手動で操作する場合は Status > IPsec からConnectボタンをポチッとな。
考察
MTUとMSS Clamping
IPSecトンネルを通すとオーバーヘッドによりMTUが減少する。PMTUDが効かない場合、経路上のルーターがTCP SynのMSSを書き換えることで経路途中でのフラグメント処理を回避しスループット低下を防ぐ。
例えばPPPoEフレッツの場合、MTUは1454なのでMSSは1414となるが、HGWがPCからインターネットへ抜ける際にTCP SynのMSSを1460(NICの設定をいじっていない場合、EthernetのMTU1500からIP 20byte + TCP 20byteを引いた値)から1414に書き換えてくれている。この辺はブロードバンドが普及した頃にたくさん記事が公開されているので、ちょっとググれば色々な情報がすぐ見つかるだろう。
さてIPSecトンネルを通す場合も、そのオーバーヘッドでトンネルを通せるパケットのMTUは減少する。そしてGCP VPNはIPパケットのフラグメント処理を許可しないので、LANから入ってきてトンネルに抜ける際に、パケットサイズがIPSecのヘッダ等で増加してMTUを超えてしまった場合は通信が出来なくなる。逆も然り。これを防ぐため、pfsenseでMSS Clampingを有効化したのだ。
さて問題は、ここで何故 1334 という数字を設定したか。
結論から言うと、
1454 (フレッツPPPoE MTU)
- 14 (Ethernet Header)
- 20 (IP Header)
- 8 (UDP Header: IPSec NAT-T)
- 8 (ESP Header)
- 16 (IV: AESの場合)
- 2 (ESP Trailer: Padding lengthで1 + Next Headerで1)
- 12 (ESP 認証ヘッダ: SHA1の場合)
= 1374
- 20 (IP Header Inner)
- 20 (TCP Header Inner)
= 1334
という感じで、そうなっている。IPSecのオーバーヘッドは80byteということになる。
実はこの調査をしている時、フレッツのMTUから減算してMSSに設定する値は1334だ、という数字を導き出したわけではなく、VM間でpingを打って通る最大パケットサイズを調べ、そこから逆算して検算した。
ping -M do -s 1346 10.7.0.2
# → 通る
ping -M do -s 1347 10.7.0.2
# → 通らない
pingのオーバーヘッドは28byte(IP 20byte + ICMP 8byte)なので、通る最大サイズの1346に28を足した1374がIPSecのMTU、という算出方法。

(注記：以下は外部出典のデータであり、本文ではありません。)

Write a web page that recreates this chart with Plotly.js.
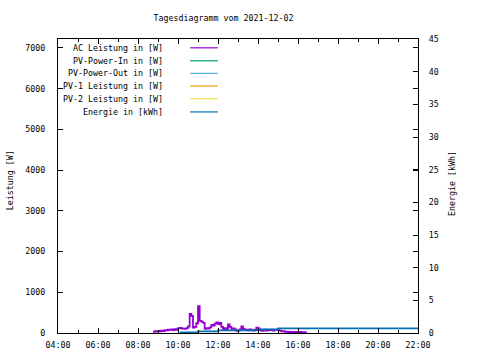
<!DOCTYPE html>
<html>
<head>
<meta charset="utf-8">
<script src="https://cdn.plot.ly/plotly-3.0.1.min.js"></script>
<style>html,body{margin:0;padding:0;background:#fff}#chart{width:480px;height:360px}</style>
</head>
<body>
<div id="chart"></div>
<script>
// ---- data ----
var day = "2021-12-02 ";
var acTimes = ["08:45","08:50","08:55","09:00","09:05","09:10","09:15","09:20","09:25","09:30","09:35","09:40","09:45","09:50","09:55",
  "10:00","10:05","10:10","10:15","10:20","10:25","10:30","10:35","10:40","10:45","10:50","10:55",
  "11:00","11:05","11:10","11:15","11:20","11:25","11:30","11:35","11:40","11:45","11:50","11:55",
  "12:00","12:05","12:10","12:15","12:20","12:25","12:30","12:35","12:40","12:45","12:50","12:55",
  "13:00","13:05","13:10","13:15","13:20","13:25","13:30","13:35","13:40","13:45","13:50","13:55",
  "14:00","14:05","14:10","14:15","14:20","14:25","14:30","14:35","14:40","14:45","14:50","14:55",
  "15:00","15:05","15:10","15:15","15:20","15:25","15:30","15:35","15:40","15:45","15:50","15:55",
  "16:00","16:05","16:10","16:15","16:20","16:25"];
var acPower = [30,45,35,50,40,55,45,70,65,80,75,90,70,95,80,
  120,125,110,105,100,120,160,470,420,130,150,240,
  660,300,280,250,100,120,110,140,200,180,230,260,
  220,250,150,90,120,80,210,150,100,110,90,50,
  60,90,160,100,70,80,65,90,70,60,80,130,
  110,70,50,60,80,60,75,70,80,60,75,85,
  70,60,40,45,30,35,25,30,20,25,20,30,
  20,25,15,20,15,10];
var energyTimes = ["10:05","11:00","12:00","14:00","15:00","22:00"];
var energyKWh = [0.10,0.26,0.41,0.56,0.71,0.71];
var pvInTimes = [], pvInPower = [];
var pvOutTimes = [], pvOutPower = [];
var pv1Times = [], pv1Power = [];
var pv2Times = [], pv2Power = [];

var seriesNames = ["AC Leistung in [W]","PV-Power-In in [W]","PV-Power-Out in [W]","PV-1 Leistung in [W]","PV-2 Leistung in [W]","Energie in [kWh]"];
var seriesColors = ["#9400d3","#009e73","#56b4e9","#e69f00","#f0e442","#0072b2"];
var yTickVals = [0,1000,2000,3000,4000,5000,6000,7000];
var y2TickVals = [0,5,10,15,20,25,30,35,40,45];

function ts(arr){ return arr.map(function(t){ return day + t; }); }

var FONT = "DejaVu Sans Mono, Liberation Mono, monospace";
var fs = 8.3;

var seriesX = [ts(acTimes), ts(pvInTimes), ts(pvOutTimes), ts(pv1Times), ts(pv2Times), ts(energyTimes)];
var seriesY = [acPower, pvInPower, pvOutPower, pv1Power, pv2Power, energyKWh];

var traces = [];
for (var i = 0; i < seriesNames.length; i++) {
  traces.push({
    type: "scatter", mode: "lines",
    x: seriesX[i], y: seriesY[i],
    name: seriesNames[i],
    yaxis: i === 5 ? "y2" : "y",
    line: {color: seriesColors[i], width: i === 5 ? 1.8 : 1.8, shape: "hv"},
    showlegend: false, hoverinfo: "skip"
  });
}

// gnuplot-style key: right-aligned text, sample line to the right
var annotations = [], shapes = [];
var rowY = [0.970, 0.926, 0.883, 0.840, 0.797, 0.752];
for (var j = 0; j < seriesNames.length; j++) {
  annotations.push({xref:"paper", yref:"paper", x:0.298, y:rowY[j], xanchor:"right", yanchor:"middle",
    text: seriesNames[j], showarrow:false, font:{family:FONT, size:fs, color:"#000"}});
  shapes.push({type:"line", xref:"paper", yref:"paper", x0:0.367, x1:0.444, y0:rowY[j], y1:rowY[j],
    line:{color:seriesColors[j], width:1.2}});
}
annotations.push({xref:"paper", yref:"paper", x:-0.133, y:0.52, xanchor:"center", yanchor:"middle", textangle:-90,
  text:"Leistung [W]", showarrow:false, font:{family:FONT, size:fs, color:"#000"}});
annotations.push({xref:"paper", yref:"paper", x:1.094, y:0.51, xanchor:"center", yanchor:"middle", textangle:-90,
  text:"Energie [kWh]", showarrow:false, font:{family:FONT, size:fs, color:"#000"}});

var layout = {
  width: 480, height: 360,
  margin: {l:58, r:62, t:39, b:27, pad:0},
  paper_bgcolor: "#fff", plot_bgcolor: "#fff",
  showlegend: false,
  title: {text:"Tagesdiagramm vom 2021-12-02", font:{family:FONT, size:fs, color:"#000"},
    x:223.5/480, xanchor:"center", y:1-18/360, yref:"container", yanchor:"middle"},
  xaxis: {type:"date", range:[day+"04:00", day+"22:00"], dtick:7200000, tick0:day+"04:00",
    tickformat:"%H:%M", ticks:"inside", ticklen:5, tickwidth:1, tickcolor:"#000",
    minor:{dtick:3600000, ticks:"inside", ticklen:3, tickcolor:"#000"},
    showline:true, linecolor:"#000", linewidth:1, mirror:"ticks", showgrid:false, zeroline:false,
    tickfont:{family:FONT, size:fs, color:"#000"}, ticklabelstandoff:4, fixedrange:true},
  yaxis: {range:[0,7220], tickvals:yTickVals, ticktext:yTickVals.map(String),
    ticks:"inside", ticklen:5, tickcolor:"#000", showline:true, linecolor:"#000", linewidth:1, mirror:"ticks",
    showgrid:false, zeroline:false, tickfont:{family:FONT, size:fs, color:"#000"}, ticklabelstandoff:10},
  yaxis2: {range:[0,45], tickvals:y2TickVals, ticktext:y2TickVals.map(String), overlaying:"y", side:"right",
    ticks:"inside", ticklen:5, tickcolor:"#000", showline:true, linecolor:"#000", linewidth:1,
    showgrid:false, zeroline:false, tickfont:{family:FONT, size:fs, color:"#000"}, ticklabelstandoff:8},
  annotations: annotations,
  shapes: shapes
};

Plotly.newPlot("chart", traces, layout, {staticPlot:true, displayModeBar:false});
</script>
</body>
</html>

ちなみにMSS Clampingの設定を外すと、sshが出来なくなる(最初のホストキー交換あたりでハングする)ので、うまく動いているということが分かりやすい。
tcp-segmentation-offload
MSSの調査をしている時、VM上でtcpdumpをしていると何故かframe sizeが2000以上のパケットがキャプチャされて、なんだこれ?と思って調べてみたらTCP segmentation offloadなるものがあるらしい。送信・受信側両方で有効なので、どちらでtcpdumpしてもMTUを遥かに越えたサイズのパケットが見えた。
pfsenseのホストでIPSecでカプセリングされた後のパケットを見たら、ちゃんと全部MTU内に収まっていたのが確認できた。